Sunday, January 27, 2019

Elephantoidea

Let me remind potential applicants for the Radio 4 Controllership of the elephant in the interview room. We have just under four years to go in the six-year radio 'Compete and Compare' exercise. By December 31st 2022, 60% of eligible network radio production must have been put out to competitive tender. 'Compete and Compare' was a mantra suggested by James Purnell, who, as Director of Radio, Education, Religion, Arts, Music, Children's, BBC Ideas and BBC Sounds, will have some say in the appointment.

It's interesting that we've had no progress report on how this is going - and usually, that means there's nothing much to crow about. 60% excludes news programming, and protects some long-running BBC productions like The Archers, Woman's Hour and Desert Island Discs, and some core daytime output on Radio 1 and Radio 2.

At the start of the six-year programme, BBC network radio used around 9,000 hours a year of programming from independents; that's expected to triple to 27,000 hours by 2022. Radio 2 has been leading the way, but, for example, it's expected that every programme on Radio 6Music except the news bulletins will be offered to tender during this period.

In television, the 'Content Compete and Compare' strand is being driven by Richard Dawkins (who will be at Anne Bulford's side next week in front of the Public Accounts Committee).

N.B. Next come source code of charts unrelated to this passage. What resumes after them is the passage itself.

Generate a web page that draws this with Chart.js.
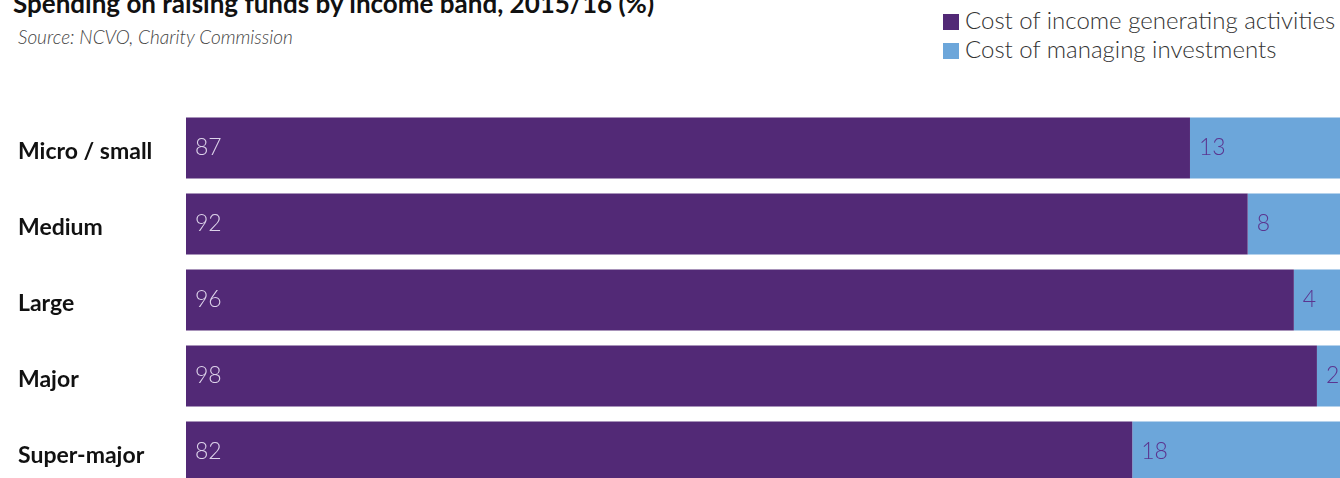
<!DOCTYPE html>
<html>
<head>
<meta charset="utf-8">
<title>Spending on raising funds by income band</title>
<script src="https://cdn.jsdelivr.net/npm/chart.js@4.4.1/dist/chart.umd.min.js"></script>
<style>
  html, body { margin: 0; padding: 0; width: 1340px; height: 478px; overflow: hidden; background: #fff; font-family: Lato, sans-serif; }
  .title { position: absolute; left: 13px; top: -13px; font-size: 26px; font-weight: 700; color: #111; white-space: nowrap; }
  .source { position: absolute; left: 18px; top: 25px; font-size: 19px; font-style: italic; font-weight: 300; color: #444; white-space: nowrap; }
  .legend { position: absolute; left: 943px; top: 5px; font-size: 24px; font-weight: 300; color: #333; line-height: 29px; }
  .legend div { white-space: nowrap; }
  .legend span { display: inline-block; width: 16px; height: 16px; margin-right: 6px; vertical-align: -1px; }
  .wrap { position: absolute; left: 0; top: 0; width: 1340px; height: 490px; }
</style>
</head>
<body>
<div class="title">Spending on raising funds by income band, 2015/16 (%)</div>
<div class="source">Source: NCVO, Charity Commission</div>
<div class="legend" id="legend"></div>
<div class="wrap"><canvas id="fundsChart"></canvas></div>
<script>
// income bands and % split of fundraising spend
const bands = ['Micro / small', 'Medium', 'Large', 'Major', 'Super-major'];
const incomeGenerating = [87, 92, 96, 98, 82];
const managingInvestments = [13, 8, 4, 2, 18];

const seriesNames = ['Cost of income generating activities', 'Cost of managing investments'];
const seriesColours = ['#522976', '#6ca6da'];
const labelColours = ['#ddd3ea', '#5b3590'];

// legend drawn in html, two rows top right
const legendEl = document.getElementById('legend');
seriesNames.forEach(function(name, i) {
    const row = document.createElement('div');
    row.innerHTML = '<span style="background:' + seriesColours[i] + '"></span>' + name;
    legendEl.appendChild(row);
});

// band names on the left, numbers just inside the start of each segment
const barText = {
    id: 'barText',
    afterDatasetsDraw(chart) {
        const ctx = chart.ctx;
        const yScale = chart.scales.y;
        ctx.save();
        ctx.textBaseline = 'middle';
        ctx.textAlign = 'left';

        ctx.font = 'bold 23px Lato';
        ctx.fillStyle = '#111';
        bands.forEach(function(band, j) {
            ctx.fillText(band, 18, yScale.getPixelForTick(j) + 4);
        });

        ctx.font = '300 23px Lato';
        chart.data.datasets.forEach(function(ds, i) {
            chart.getDatasetMeta(i).data.forEach(function(bar, j) {
                ctx.fillStyle = labelColours[i];
                ctx.fillText(ds.data[j], bar.base + 9, bar.y);
            });
        });
        ctx.restore();
    }
};

new Chart(document.getElementById('fundsChart'), {
    type: 'bar',
    data: {
        labels: bands,
        datasets: [
            { label: seriesNames[0], data: incomeGenerating, backgroundColor: seriesColours[0] },
            { label: seriesNames[1], data: managingInvestments, backgroundColor: seriesColours[1] }
        ]
    },
    options: {
        indexAxis: 'y',
        responsive: true,
        maintainAspectRatio: false,
        animation: false,
        layout: { padding: { top: 110, left: 186, right: 0, bottom: 0 } },
        datasets: { bar: { barPercentage: 1, categoryPercentage: 0.8 } },
        plugins: {
            legend: { display: false },
            tooltip: { enabled: false }
        },
        scales: {
            x: { stacked: true, min: 0, max: 100, display: false },
            y: { stacked: true, display: false }
        }
    },
    plugins: [barText]
});
</script>
</body>
</html>
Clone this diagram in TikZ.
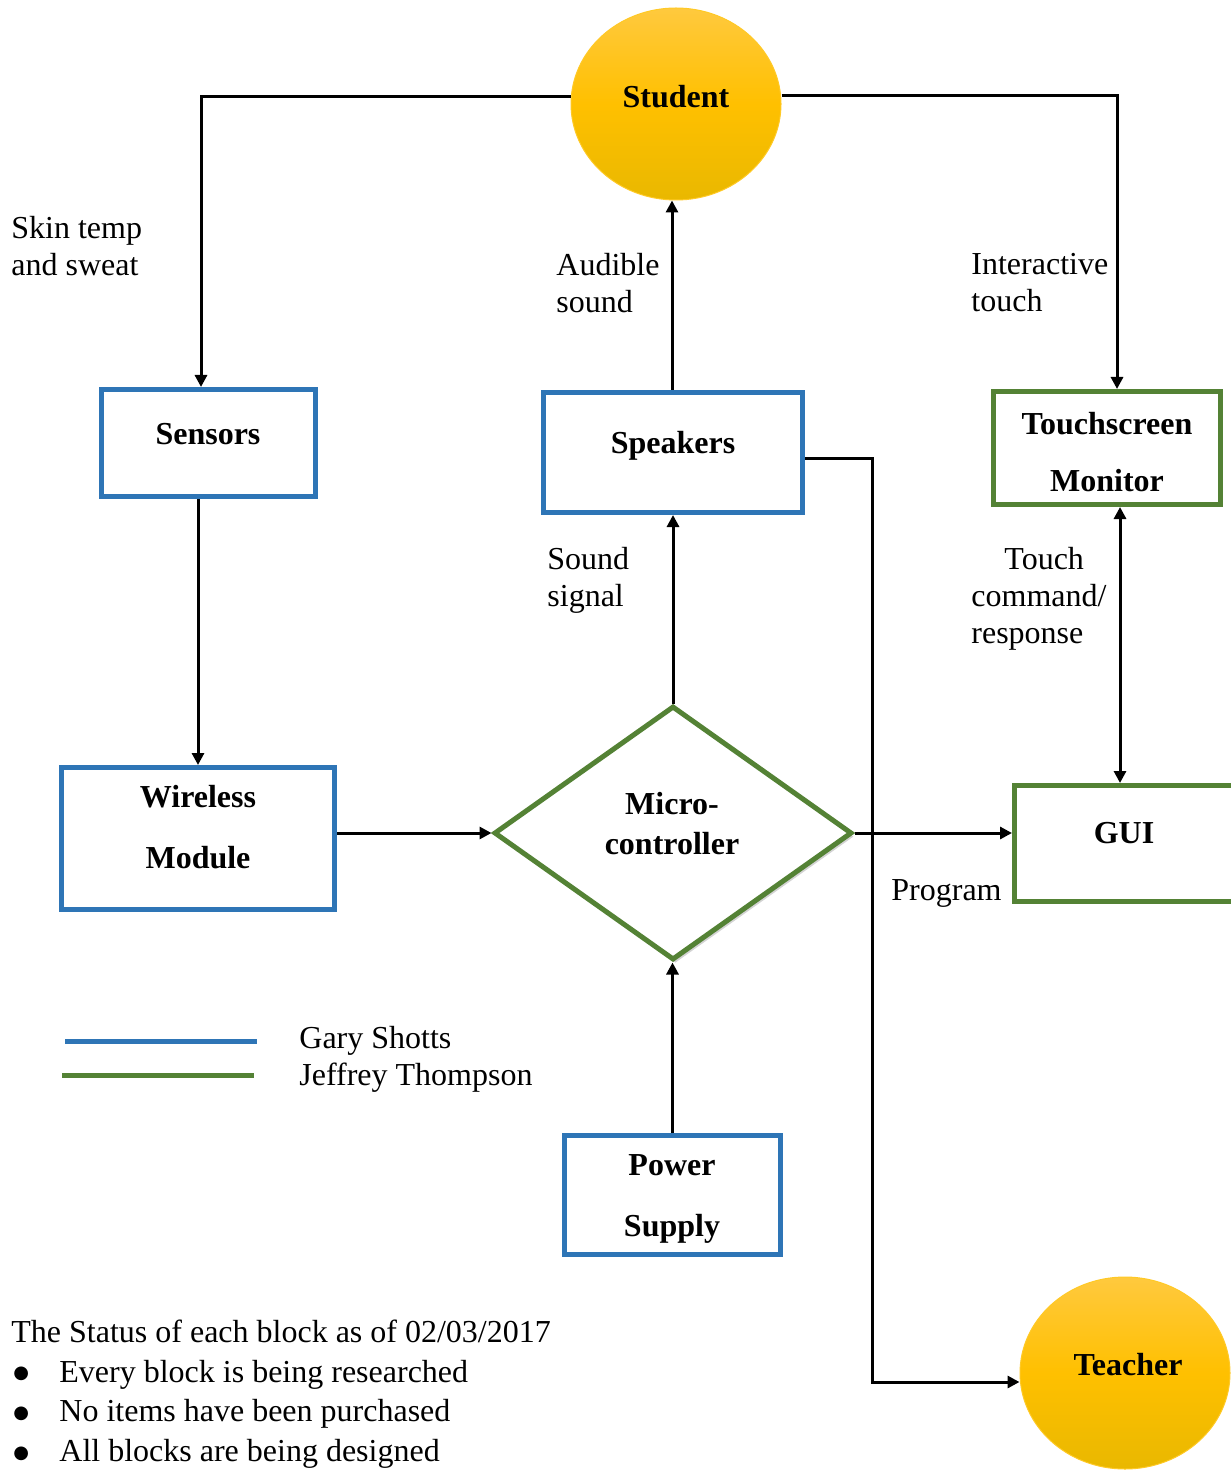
\documentclass[tikz,border=0pt]{standalone}
\usepackage{fontspec}
\setmainfont{Liberation Serif}
\newfontfamily\symfont{DejaVu Sans}
\usetikzlibrary{arrows.meta,shapes.geometric,shadows}
\definecolor{gsblue}{HTML}{2E75B6}
\definecolor{jtgreen}{HTML}{548235}
\definecolor{goldtop}{HTML}{FFC93E}
\definecolor{goldmid}{HTML}{FFC000}
\definecolor{goldbot}{HTML}{E9B800}
\newcommand{\bigbul}{\makebox[24pt][l]{\hspace*{1pt}\raisebox{1.6pt}{\symfont\fontsize{9}{0}\selectfont ●}}}
\begin{document}
\begin{tikzpicture}[x=0.5pt,y=-0.5pt,
  txt/.style={font=\fontsize{16}{18.5}\selectfont, inner sep=0pt, align=left, anchor=west},
  btxt/.style={font=\fontsize{16}{18.5}\selectfont\bfseries, inner sep=0pt, align=center},
  bluebox/.style={draw=gsblue, line width=2.5pt, rectangle, inner sep=0pt, fill=white},
  greenbox/.style={draw=jtgreen, line width=2.5pt, rectangle, inner sep=0pt, fill=white},
  actor/.style={ellipse, inner sep=0pt, top color=goldtop, bottom color=goldbot, middle color=goldmid,
     draw=goldmid!85!white, line width=0.5pt, minimum width=105pt, minimum height=96pt},
  tipa/.tip={Triangle[length=6pt,width=6pt]},
  conn/.style={line width=1.5pt, -tipa},
  legendline/.style={line width=2.5pt},
]
\useasboundingbox (0,0) rectangle (1230,1470);

% actors
\node[actor] (student) at (676,104) {};
\node[btxt] (studentT) at (676,97) {Student};
\node[actor] (teacher) at (1125,1373) {};
\node[btxt] (teacherT) at (1128,1365) {Teacher};

% blocks
\node[bluebox, minimum width=107pt, minimum height=53.5pt] (sensors) at (208.5,443) {};
\node[btxt] (sensorsT) at (208,434) {Sensors};
\node[bluebox, minimum width=129.5pt, minimum height=60pt] (speakers) at (673,452.5) {};
\node[btxt] (speakersT) at (673,446) {Speakers};
\node[greenbox, minimum width=113.5pt, minimum height=56.5pt] (touch) at (1107,448) {};
\node[btxt, font=\fontsize{16}{28.5}\selectfont\bfseries] (touchT) at (1107,452) {Touchscreen\\Monitor};
\node[bluebox, minimum width=136.5pt, minimum height=71pt] (wireless) at (198,838.5) {};
\node[btxt, font=\fontsize{16}{30.5}\selectfont\bfseries] (wirelessT) at (198,827) {Wireless\\Module};
\node[greenbox, minimum width=112.5pt, minimum height=58pt] (gui) at (1127,843.5) {};
\node[btxt] (guiT) at (1124,833) {GUI};
\node[bluebox, minimum width=108pt, minimum height=59.5pt] (power) at (672.5,1195) {};
\node[btxt, font=\fontsize{16}{30.5}\selectfont\bfseries] (powerT) at (672,1199) {Power\\Supply};
\node[diamond, draw=jtgreen, line width=2.5pt, fill=white, inner sep=0pt,
      minimum width=179pt, minimum height=127pt,
      drop shadow={shadow xshift=1.2pt, shadow yshift=-1.8pt, opacity=0.35, fill=black!50}] (micro) at (673,833) {};
\node[btxt, font=\fontsize{16}{20}\selectfont\bfseries] (microT) at (672,823.5) {Micro-\\controller};

% connectors
\draw[conn] ([yshift=3.5pt]student.west) -| ([xshift=-3.75pt]sensors.north);
\draw[conn] ([yshift=4pt]student.east) -| ([xshift=5pt]touch.north);
\draw[conn] ([xshift=-0.5pt]speakers.north) -- ([xshift=-0.5pt]speakers.north |- student.south);
\draw[conn] (wireless.north |- sensors.south) -- (wireless.north);
\draw[conn] (wireless.east |- micro.west) -- (micro.west);
\draw[conn] (micro.north) -- (micro.north |- speakers.south);
\draw[conn] (power.north) -- (power.north |- micro.south);
\draw[conn] (micro.east) -- (micro.east -| gui.west);
\draw[line width=1.5pt, tipa-tipa] ([xshift=6.5pt]touch.south) -- ([xshift=6.5pt]touch.south |- gui.north);
\draw[conn] ([yshift=-2.75pt]speakers.east) -- ++(67,0) |- ([yshift=-4.5pt]teacher.west);

% connector labels
\node[txt] (lskin) at (11,246) {Skin temp\\and sweat};
\node[txt] (laud) at (556,283) {Audible\\sound};
\node[txt] (linter) at (971,283) {Interactive\\touch};
\node[txt] (lsound) at (547,580) {Sound\\signal};
\node[txt] (ltouch) at (971,598.5) {\hspace*{16.5pt}Touch\\command/\\response};
\node[txt] (lprog) at (891,893.5) {Program};

% legend
\coordinate (lb1) at (65,1041); \coordinate (lb2) at (257,1041);
\coordinate (lg1) at (62,1075); \coordinate (lg2) at (254,1075);
\draw[legendline, gsblue] (lb1) -- (lb2);
\draw[legendline, jtgreen] (lg1) -- (lg2);
\node[txt] (legendT) at (299,1059) {Gary Shotts\\Jeffrey Thompson};

% status
\node[txt, font=\fontsize{16}{19.8}\selectfont] (status) at (11,1394) {The Status of each block as of 02/03/2017\\
\bigbul Every block is being researched\\
\bigbul No items have been purchased\\
\bigbul All blocks are being designed};
\end{tikzpicture}
\end{document}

I can find no comparable figure in radio.

In Radio 4, a new Controller will have to offer savings to meet the licence fee settlement, to fund re-investment, and to keep BBC Sounds going. A few cheap indie shows might be very appealing. It is the production teams at Broadcasting House, Salford and Bristol who will suffer in this exercise, and it is the Controllers who will have to drive this process, putting people they have worked with for years out of work. 'General Radio' production, for so long the major employer at Broadcasting House, will be a rump activity, with more managers running round creating hopeless bids and pitches, shackled by overheads, rather than people making programmes.

Many fought this proposal, arguing quite rightly that the radio indie market in this country was not as developed as tv, and that there wasn't a proper market anyway, just the BBC offering commissions. You don't hear many indie credits on LBC, Talksport, Classic FM, for example. Speech radio production needs a core continuing public service base in this country, to seed the industry, to lead training and innovation, and drive excellence.  Mr Purnell and his new Controller will preside over its decline.